Media Power, State Power, and the Law: Who Watches the Watchmen?
- Geen Keuzevak
- Geen Contractonderwijs
- Geen Exchange
- Geen Study Abroad
- Geen Avondonderwijs
- Geen A-la-Carte en Aanschuifonderwijs
- Wel Honours Class
Deze informatie is alleen in het Engels beschikbaar.
This course is an Honours Class and therefore in principle only available to students of the Honours College. There are a few places available for regular students.
Authorities that control the media can influence public opinion. News media, opinion-makers themselves, may act as watchdogs. In authoritarian regimes, dictators silence their critics and depict them as dangerous criminals. Television will show popular amusement to keep people quiet, whereas news programs suggest that the government is in good hands. In democracies, too, politicians have to come to terms with media power. Some of the questions we shall discuss in this course, are: How should the law prevent the media from being used for government propaganda? What means do citizens have to obtain redress when media abuse their power?
Upon successful completion of this course, students will:
- have general knowledge of basic theories on media power and media duties
- understand the methodological difficulties that are inherent in interdisciplinary research
- be able to analyse a fundamental question of media policy, using insights from journalism, political science and the law
- be able to carry out interdisciplinary research in a small group of fellow students
- be able to write a short essay on media policy and present this towards an audience of academics.
The 8 seminars will take place on Tuesday evenings (January 31; February 7, 14, 21, 28; March 7, 14, 21) from 17.45 to 21.30 hrs.
The concluding workshop will take place on 23 May 2017.
KOG-building, Faculty of Law, Steenschuur Leiden
Session 1 (Seminar 31 January 2017).
Teachers: Wouter Hins et al.
Subjects: The concept of the media. Which role do the media play in a democracy? History of the printed press, broadcasting and internet. Present day problems.

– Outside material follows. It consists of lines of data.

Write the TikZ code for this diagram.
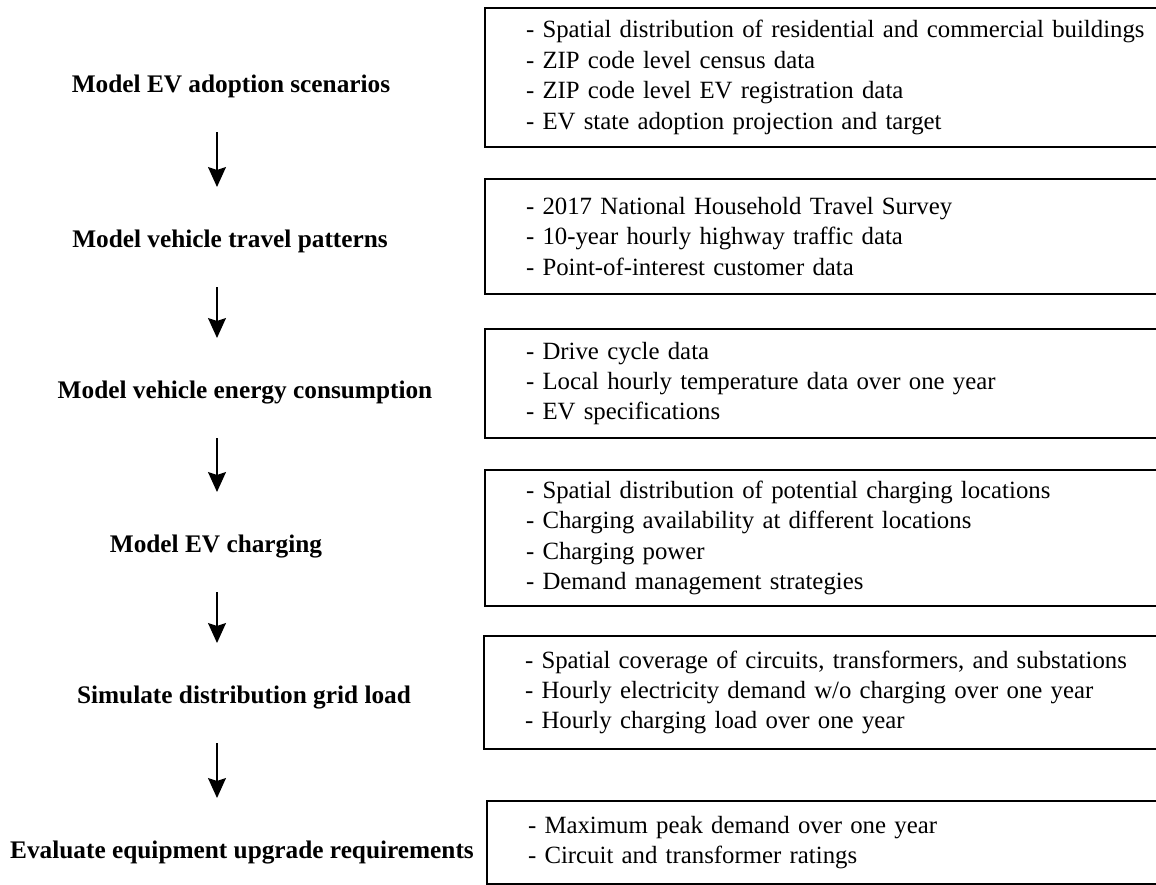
\documentclass[tikz,border=0pt]{standalone}
\usepackage{fontspec}
\setmainfont{Liberation Serif}
\usepackage{tikz}
\usetikzlibrary{calc,positioning,arrows.meta}

\begin{document}
\begin{tikzpicture}[x=0.5pt,y=-0.5pt,
  stage/.style={anchor=base,inner sep=0pt,font=\fontsize{12.65pt}{15.2pt}\selectfont\bfseries},
  databox/.style={draw,line width=1pt,anchor=north west,align=left,text width=360pt,inner xsep=20.5pt,inner ysep=0pt,font=\fontsize{12.4pt}{15.2pt}\selectfont},
  flow/.style={-{Stealth[length=10pt,width=9pt,inset=1.5pt]},line width=0.8pt}]
\useasboundingbox (0,0) rectangle (1156,884);
\clip (0,0) rectangle (1156,884);
\coordinate (col) at (217,0);
\newcommand{\flowstep}[2]{\draw[flow] ($(#1.base -| col)+(0,40)$) -- ($(#2.base -| col)+(0,-60)$);}
\node[stage] (adopt) at (231,92) {Model EV adoption scenarios};
\node[stage] (travel) at (230,247) {Model vehicle travel patterns};
\node[stage] (energy) at (245,398) {Model vehicle energy consumption};
\node[stage] (charge) at (216,552) {Model EV charging};
\node[stage] (grid) at (244,703) {Simulate distribution grid load};
\node[stage] (upgrade) at (242,858) {Evaluate equipment upgrade requirements};
\node[databox,minimum height=69.5pt] (adoptdata) at (484,7) {- Spatial distribution of residential and commercial buildings\\- ZIP code level census data\\- ZIP code level EV registration data\\- EV state adoption projection and target};
\node[databox,minimum height=57.5pt] (traveldata) at (484,178) {- 2017 National Household Travel Survey\\- 10-year hourly highway traffic data\\- Point-of-interest customer data};
\node[databox,minimum height=54.5pt] (energydata) at (484,328) {- Drive cycle data\\- Local hourly temperature data over one year\\- EV specifications};
\node[databox,minimum height=68pt] (chargedata) at (484,469) {- Spatial distribution of potential charging locations\\- Charging availability at different locations\\- Charging power\\- Demand management strategies};
\node[databox,minimum height=56.5pt] (griddata) at (483,635) {- Spatial coverage of circuits, transformers, and substations\\- Hourly electricity demand w/o charging over one year\\- Hourly charging load over one year};
\node[databox,minimum height=41.5pt] (upgradedata) at (486,800) {- Maximum peak demand over one year\\- Circuit and transformer ratings};
\flowstep{adopt}{travel}
\flowstep{travel}{energy}
\flowstep{energy}{charge}
\flowstep{charge}{grid}
\flowstep{grid}{upgrade}
\end{tikzpicture}
\end{document}
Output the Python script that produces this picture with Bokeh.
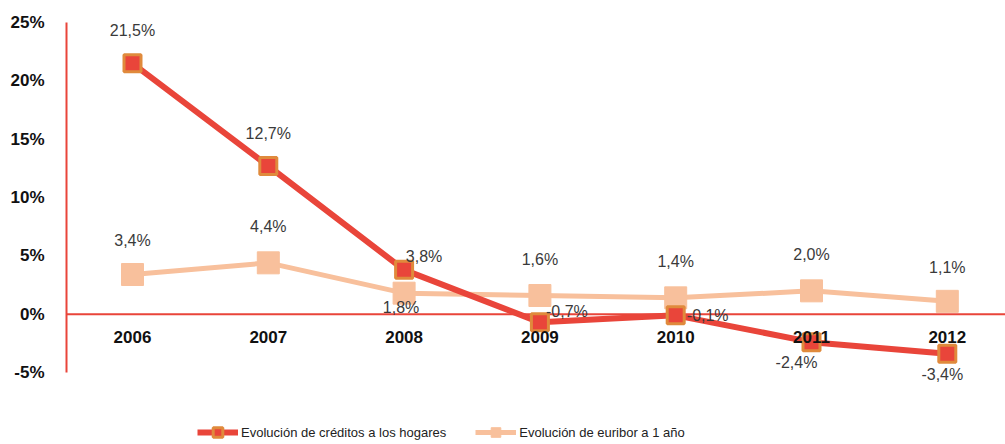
from bokeh.plotting import figure
from bokeh.models import (ColumnDataSource, Range1d, FixedTicker, Span, Legend, LegendItem)
from bokeh.core.properties import value
from bokeh.embed import file_html
from bokeh.resources import INLINE

# ---- data ----
years = ["2006", "2007", "2008", "2009", "2010", "2011", "2012"]
creditos = [21.5, 12.7, 3.8, -0.7, -0.1, -2.4, -3.4]
euribor = [3.4, 4.4, 1.8, 1.6, 1.4, 2.0, 1.1]
y_ticks = [-5, 0, 5, 10, 15, 20, 25]
y_tick_labels = ["-5%", "0%", "5%", "10%", "15%", "20%", "25%"]
serie_names = ["Evolución de créditos a los hogares", "Evolución de euribor a 1 año"]

# label placement (pixel offsets, style only)
cred_dx = [0, 0, 20, 27, 32, -15, -5]
cred_dy = [-33, -33, -13, -11, 0, 20, 21]
eur_dx = [0, 0, -3, 0, 0, 0, 0]
eur_dy = [-34, -36, 14, -36, -36, -36, -34]

FONT = "'Liberation Sans', Arial, sans-serif"
RED = "#e9453a"
ORANGE = "#e08a3c"
PEACH = "#f8c09c"

def fmt(v):
    return ("%.1f%%" % v).replace(".", ",")

xs = list(range(len(years)))
src_c = ColumnDataSource(dict(x=xs, y=creditos, lab=[fmt(v) for v in creditos],
                              dx=cred_dx, dy=cred_dy))
src_e = ColumnDataSource(dict(x=xs, y=euribor, lab=[fmt(v) for v in euribor],
                              dx=eur_dx, dy=eur_dy))
src_cat = ColumnDataSource(dict(x=xs, y=[0] * len(years), lab=years))

W = 1005
H = 444
LEFT = 66
TOP = 22
PX_PER_UNIT = 350 / 30.0
PX_PER_CAT = 135.8
y_lo = 25 - (H - TOP) / PX_PER_UNIT
x_lo = -LEFT / PX_PER_CAT
x_hi = x_lo + (W - LEFT) / PX_PER_CAT

p = figure(width=W, height=H, output_backend="svg", toolbar_location=None,
           x_range=Range1d(x_lo, x_hi), y_range=Range1d(y_lo, 25),
           min_border_left=LEFT, min_border_right=0, min_border_top=TOP,
           min_border_bottom=0)
p.outline_line_color = None
p.xgrid.visible = False
p.ygrid.visible = False
p.xaxis.visible = False
p.background_fill_color = "white"
p.border_fill_color = "white"

ya = p.yaxis[0]
ya.ticker = FixedTicker(ticks=y_ticks)
ya.bounds = (y_ticks[0], y_ticks[-1])
ya.major_label_overrides = {t: l for t, l in zip(y_ticks, y_tick_labels)}
ya.axis_line_color = RED
ya.axis_line_width = 2
ya.major_tick_line_color = None
ya.minor_tick_line_color = None
ya.major_tick_out = 0
ya.major_tick_in = 0
ya.major_label_standoff = 22
ya.major_label_text_font = FONT
ya.major_label_text_font_style = "bold"
ya.major_label_text_font_size = "17px"
ya.major_label_text_color = "#111111"

zero = Span(location=0, dimension="width", line_color=RED, line_width=2, level="underlay")
p.add_layout(zero)

# euribor series
le = p.line("x", "y", source=src_e, line_color=PEACH, line_width=5)
se = p.scatter("x", "y", source=src_e, marker="square", size=22,
               fill_color=PEACH, line_color=PEACH, line_width=1)
# credits series
lc = p.line("x", "y", source=src_c, line_color=RED, line_width=6)
sc = p.scatter("x", "y", source=src_c, marker="square", size=17,
               fill_color=RED, line_color=ORANGE, line_width=3)

# data labels
for src in (src_e, src_c):
    p.text("x", "y", text="lab", source=src, x_offset="dx", y_offset="dy",
           text_font=value(FONT), text_font_size="16px", text_color="#3a3a3a",
           text_align="center", text_baseline="middle")

# category labels
p.text("x", "y", text="lab", source=src_cat, y_offset=23,
       text_font=value(FONT), text_font_size="17px", text_font_style="bold",
       text_color="#111111", text_align="center", text_baseline="middle")

legend = Legend(items=[LegendItem(label=serie_names[0], renderers=[lc, sc]),
                       LegendItem(label=serie_names[1], renderers=[le, se])],
                orientation="horizontal", location=(131, 0),
                padding=0, margin=0, spacing=29, label_standoff=3,
                glyph_width=41, glyph_height=24, label_height=24,
                label_text_font=FONT, label_text_font_size="13px",
                label_text_color="#222222", border_line_color=None,
                background_fill_alpha=0)
p.add_layout(legend, "center")

open("out.html", "w").write(file_html(p, INLINE))
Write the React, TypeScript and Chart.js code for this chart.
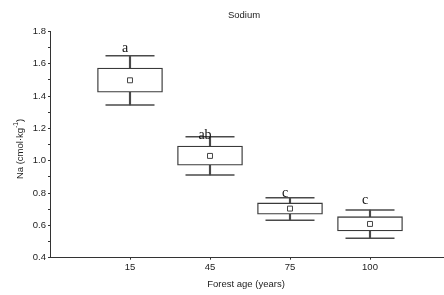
import React, { useEffect, useRef } from 'react';
import { Chart, registerables } from 'chart.js';

Chart.register(...registerables);

const chartTitle = 'Sodium';
const xTitle = 'Forest age (years)';
const categories = ['15', '45', '75', '100'];
const whiskerLow = [1.345, 0.912, 0.632, 0.52];
const boxLow = [1.424, 0.972, 0.669, 0.565];
const means = [1.498, 1.03, 0.704, 0.609];
const boxHigh = [1.574, 1.091, 0.739, 0.654];
const whiskerHigh = [1.65, 1.149, 0.771, 0.695];
const letters = ['a', 'ab', 'c', 'c'];
const letterY = [1.673, 1.135, 0.778, 0.733];
const yMin = 0.4;
const yMax = 1.8;

const SANS = '"Liberation Sans", Arial, sans-serif';
const SERIF = '"Liberation Serif", "Times New Roman", serif';

export default function App() {
  const ref = useRef<HTMLCanvasElement>(null);

  useEffect(() => {
    document.body.style.margin = '0';
    const canvas = ref.current!;
    const xs = categories.map((_, i) => i + 1);

    const textPlugin = {
      id: 'texts',
      afterDraw(chart: any) {
        const ctx = chart.ctx as CanvasRenderingContext2D;
        const xS = chart.scales.x;
        const yS = chart.scales.y;
        ctx.save();
        // significance letters
        ctx.fillStyle = '#111';
        ctx.font = `14px ${SERIF}`;
        ctx.textAlign = 'center';
        ctx.textBaseline = 'alphabetic';
        letters.forEach((l, i) => {
          ctx.fillText(l, xS.getPixelForValue(xs[i]) - 5, yS.getPixelForValue(letterY[i]));
        });
        // chart title and x title
        ctx.fillStyle = '#222';
        ctx.font = `9.5px ${SANS}`;
        ctx.textBaseline = 'middle';
        ctx.fillText(chartTitle, 244, 15);
        ctx.fillText(xTitle, 246, 284);
        // y title with superscript
        ctx.translate(20, 149);
        ctx.rotate(-Math.PI / 2);
        const main = 'Na (cmol\u00b7kg';
        const sup = '-1';
        const end = ')';
        ctx.font = `9.5px ${SANS}`;
        const wMain = ctx.measureText(main).width;
        const wEnd = ctx.measureText(end).width;
        ctx.font = `6.5px ${SANS}`;
        const wSup = ctx.measureText(sup).width;
        const total = wMain + wSup + wEnd;
        let x0 = -total / 2;
        ctx.textAlign = 'left';
        ctx.font = `9.5px ${SANS}`;
        ctx.fillText(main, x0, 0);
        x0 += wMain;
        ctx.font = `6.5px ${SANS}`;
        ctx.fillText(sup, x0, -3.5);
        x0 += wSup;
        ctx.font = `9.5px ${SANS}`;
        ctx.fillText(end, x0, 0);
        ctx.restore();
      },
    };

    const chart = new Chart(canvas, {
      type: 'bar',
      data: {
        datasets: [
          {
            type: 'bar',
            data: xs.map((x, i) => ({ x, y: [whiskerLow[i], whiskerHigh[i]] })) as any,
            backgroundColor: '#4a4a4a',
            borderWidth: 0,
            barThickness: 1.5,
            grouped: false,
            order: 3,
          } as any,
          {
            type: 'bar',
            data: xs.map((x, i) => ({ x, y: [boxLow[i], boxHigh[i]] })) as any,
            backgroundColor: '#ffffff',
            borderColor: '#3a3a3a',
            borderWidth: 1.3,
            borderSkipped: false,
            barThickness: 65,
            grouped: false,
            order: 2,
          } as any,
          {
            type: 'scatter',
            data: [
              ...xs.map((x, i) => ({ x, y: whiskerHigh[i] })),
              ...xs.map((x, i) => ({ x, y: whiskerLow[i] })),
            ],
            pointStyle: 'line',
            pointRadius: 24.5,
            borderColor: '#4a4a4a',
            borderWidth: 1.5,
            order: 1,
          } as any,
          {
            type: 'scatter',
            data: xs.map((x, i) => ({ x, y: means[i] })),
            pointStyle: 'rect',
            pointRadius: 3.5,
            backgroundColor: '#ffffff',
            borderColor: '#444',
            borderWidth: 1,
            order: 0,
          } as any,
        ],
      },
      options: {
        animation: false,
        responsive: false,
        devicePixelRatio: 1,
        layout: { padding: { top: 31.5, left: 0, right: 0, bottom: 0 }, autoPadding: false },
        plugins: {
          legend: { display: false },
          tooltip: { enabled: false },
          title: { display: false },
        },
        scales: {
          x: {
            type: 'linear',
            min: 0,
            max: 4.925,
            offset: false,
            grid: { display: true, drawOnChartArea: false, drawTicks: true, tickLength: 2, color: '#333', offset: false },
            border: { display: true, color: '#333', width: 1 },
            afterBuildTicks: (s: any) => {
              s.ticks = xs.map((v) => ({ value: v }));
            },
            afterFit: (s: any) => {
              s.height = 37.3;
            },
            ticks: {
              autoSkip: false,
              maxRotation: 0,
              padding: 2,
              color: '#222',
              font: { family: SANS, size: 9.5 },
              callback: (_v: any, i: number) => categories[i],
            },
          } as any,
          y: {
            type: 'linear',
            min: yMin,
            max: yMax,
            grid: { display: true, drawOnChartArea: false, drawTicks: true, tickLength: 2, color: '#333' },
            border: { display: true, color: '#333', width: 1 },
            afterFit: (s: any) => {
              s.width = 50;
            },
            ticks: {
              stepSize: 0.1,
              autoSkip: false,
              padding: 2,
              color: '#222',
              font: { family: SANS, size: 9.5 },
              callback: (v: any) => (Math.round(Number(v) * 10) % 2 === 0 ? Number(v).toFixed(1) : ''),
            },
          } as any,
        },
      },
      plugins: [textPlugin],
    });

    return () => chart.destroy();
  }, []);

  return <canvas ref={ref} width={444} height={295} style={{ display: 'block', width: 444, height: 295 }} />;
}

Sessions 2 and 3 (Seminar 7 and 14 February 2017).
Teachers: Jaap de Jong and Peter Burger
Subjects: Rhetoric and and propaganda, public opinion, ethics of journalism, trust in news media
Sessions 4 and 5 (Seminar 21 and 28 February 2017).
Teachers: Rebecca Tromble and N.N.
Subjects: Self-interest of governments, parliamentarians, media-owners and journalists. Agenda-setting. Osmosis and interdependence.
Sessions 6 and 7 (Seminar 7 and 14 March 2017).
Teachers: Jan Oster and Wouter Hins
Subjects: Media freedom, protection of fundamental rights against the media, the right to know, pluralism as a constitutional value.
Session 8 (Seminar 21 March 2017)
Teams will present the outlines of their papers. The papers must be written in English. Preparation of the workshop with external guests.
Concluding workshop (Workshop 23 May 2017)
Presentation and discussion of the papers that the students have written in the past weeks
This course is worth 5 EC, which means the total course load equals 140 hours.
- Seminars: 8 seminars of 3.5 hours = 28 hours
- Workshop: 1 workshop of 4hours = 4 hours
- Literature reading & practical work: 7 hours p/week = 56 hours
- Assignments & final essay: 52 hours
During the course, students must give one individual presentation, e.g. in a moot court case. After 21 March 2017, they have to write a text of 1500 words. This text is a paragraph in a collective research paper, written by (preferably) four students. In order to enhance cohesion between the individual paragraphs, it is important that the four researchers write an introduction (max. 1500 words) and a conclusion (max. 1500 words) together. The papers will be presented and defended in the workshop of 23 May 2017.
The final mark for each student will be determined for
- 25% by the quality of the participation in the seminars and the individual presentation.
- 50% by the individual efforts for the research paper, in particular the quality of the student’s own paragraph.
- 25% by the collective efforts for the research paper, in particular the quality of the introduction and conclusion.
Blackboard and uSis
Blackboard will be used in this course. Students can register for the Blackboard site two weeks prior to the start of the course.
Please note: students are not required to register through uSis for the Honours Classes. Your registration will be done centrally.
The required literature will be available on Blackboard.
Enrolling in this course is possible from Monday November 7th until Sunday November 20th through the Honours Academy, via this link
It is important that students are present for the concluding workshop of 23 May 2017. The workshop will also be attended by external academics with expertise in the field of journalism, political science and/or law.